• [INSTRUCTION] Look at the data below and print exactly the lines from its first line through the line with "import plotly.graph_objects as go"; the pictures stay out of the copy.

• [INFORMATION PROVIDED]
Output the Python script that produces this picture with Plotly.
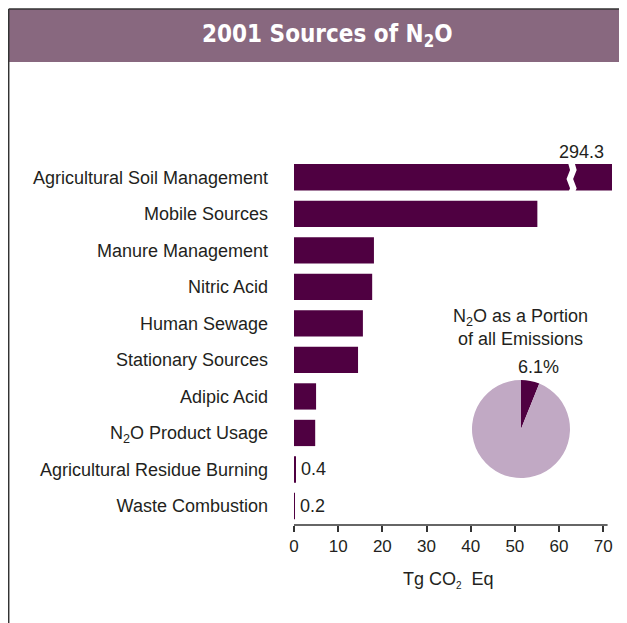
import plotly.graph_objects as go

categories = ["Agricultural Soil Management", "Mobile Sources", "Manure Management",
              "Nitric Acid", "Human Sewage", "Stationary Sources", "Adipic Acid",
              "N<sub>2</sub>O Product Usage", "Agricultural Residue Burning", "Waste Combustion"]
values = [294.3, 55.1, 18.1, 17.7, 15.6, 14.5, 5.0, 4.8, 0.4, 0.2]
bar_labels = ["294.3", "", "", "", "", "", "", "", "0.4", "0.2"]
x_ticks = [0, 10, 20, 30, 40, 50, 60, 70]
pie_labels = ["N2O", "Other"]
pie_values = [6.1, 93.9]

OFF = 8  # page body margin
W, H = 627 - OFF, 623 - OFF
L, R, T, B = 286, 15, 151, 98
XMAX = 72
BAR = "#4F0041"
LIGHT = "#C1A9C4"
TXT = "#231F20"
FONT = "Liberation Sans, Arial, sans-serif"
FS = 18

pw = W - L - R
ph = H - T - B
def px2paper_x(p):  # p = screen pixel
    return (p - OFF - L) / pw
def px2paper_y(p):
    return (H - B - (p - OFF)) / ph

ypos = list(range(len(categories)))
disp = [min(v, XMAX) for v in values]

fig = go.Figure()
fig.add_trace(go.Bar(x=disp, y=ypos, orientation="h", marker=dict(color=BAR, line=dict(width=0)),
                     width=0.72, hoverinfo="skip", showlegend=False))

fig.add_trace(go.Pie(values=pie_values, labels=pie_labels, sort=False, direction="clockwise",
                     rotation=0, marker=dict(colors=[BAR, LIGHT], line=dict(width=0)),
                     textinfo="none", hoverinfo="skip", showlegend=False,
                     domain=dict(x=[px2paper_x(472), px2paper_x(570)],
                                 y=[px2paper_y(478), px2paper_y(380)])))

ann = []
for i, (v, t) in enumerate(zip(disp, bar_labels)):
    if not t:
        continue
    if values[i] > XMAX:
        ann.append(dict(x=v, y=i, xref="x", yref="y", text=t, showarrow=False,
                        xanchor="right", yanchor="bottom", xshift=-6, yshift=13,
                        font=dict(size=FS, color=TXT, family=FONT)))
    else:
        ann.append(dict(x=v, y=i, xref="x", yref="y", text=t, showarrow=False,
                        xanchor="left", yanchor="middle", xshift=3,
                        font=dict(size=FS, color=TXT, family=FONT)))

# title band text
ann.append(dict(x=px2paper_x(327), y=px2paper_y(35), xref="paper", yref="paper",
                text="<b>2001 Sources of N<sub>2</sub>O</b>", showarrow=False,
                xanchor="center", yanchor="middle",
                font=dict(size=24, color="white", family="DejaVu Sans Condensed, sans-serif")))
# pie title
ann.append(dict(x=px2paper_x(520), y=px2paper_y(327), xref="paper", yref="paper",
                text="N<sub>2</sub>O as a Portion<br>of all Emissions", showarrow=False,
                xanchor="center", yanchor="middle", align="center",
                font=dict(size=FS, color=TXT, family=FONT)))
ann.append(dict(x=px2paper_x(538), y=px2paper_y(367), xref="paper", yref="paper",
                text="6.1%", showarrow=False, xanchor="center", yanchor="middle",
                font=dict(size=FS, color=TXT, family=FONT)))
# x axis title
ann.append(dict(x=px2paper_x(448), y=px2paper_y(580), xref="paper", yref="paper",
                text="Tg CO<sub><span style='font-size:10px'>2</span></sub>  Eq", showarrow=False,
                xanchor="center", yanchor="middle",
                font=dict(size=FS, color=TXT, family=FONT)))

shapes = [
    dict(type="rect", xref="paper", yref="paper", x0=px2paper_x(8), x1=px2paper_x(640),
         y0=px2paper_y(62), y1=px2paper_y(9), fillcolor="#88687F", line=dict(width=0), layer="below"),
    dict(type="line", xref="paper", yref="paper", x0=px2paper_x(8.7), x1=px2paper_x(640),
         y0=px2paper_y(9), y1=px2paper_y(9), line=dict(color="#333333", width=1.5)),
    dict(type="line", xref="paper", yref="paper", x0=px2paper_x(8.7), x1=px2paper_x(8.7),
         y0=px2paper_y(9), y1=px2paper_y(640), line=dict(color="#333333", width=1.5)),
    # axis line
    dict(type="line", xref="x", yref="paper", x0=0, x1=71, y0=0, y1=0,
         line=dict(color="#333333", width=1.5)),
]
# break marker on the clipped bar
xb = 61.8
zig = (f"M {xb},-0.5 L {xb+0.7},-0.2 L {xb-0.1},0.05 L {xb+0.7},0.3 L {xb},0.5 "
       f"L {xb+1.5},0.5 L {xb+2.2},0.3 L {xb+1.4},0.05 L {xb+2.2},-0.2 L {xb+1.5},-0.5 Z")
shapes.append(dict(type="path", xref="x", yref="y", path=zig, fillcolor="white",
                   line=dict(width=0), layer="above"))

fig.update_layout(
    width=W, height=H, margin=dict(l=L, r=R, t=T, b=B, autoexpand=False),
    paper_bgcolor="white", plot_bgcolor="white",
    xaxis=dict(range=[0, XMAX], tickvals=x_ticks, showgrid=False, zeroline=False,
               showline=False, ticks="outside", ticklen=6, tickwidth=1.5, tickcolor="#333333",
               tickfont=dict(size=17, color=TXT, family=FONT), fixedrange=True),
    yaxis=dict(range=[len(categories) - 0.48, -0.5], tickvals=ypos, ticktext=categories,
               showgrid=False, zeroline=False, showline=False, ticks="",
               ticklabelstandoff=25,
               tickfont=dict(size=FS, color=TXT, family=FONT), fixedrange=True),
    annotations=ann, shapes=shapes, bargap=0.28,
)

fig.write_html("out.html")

• [CORRECT RESPONSE]
Output the Python script that produces this picture with Plotly.
import plotly.graph_objects as go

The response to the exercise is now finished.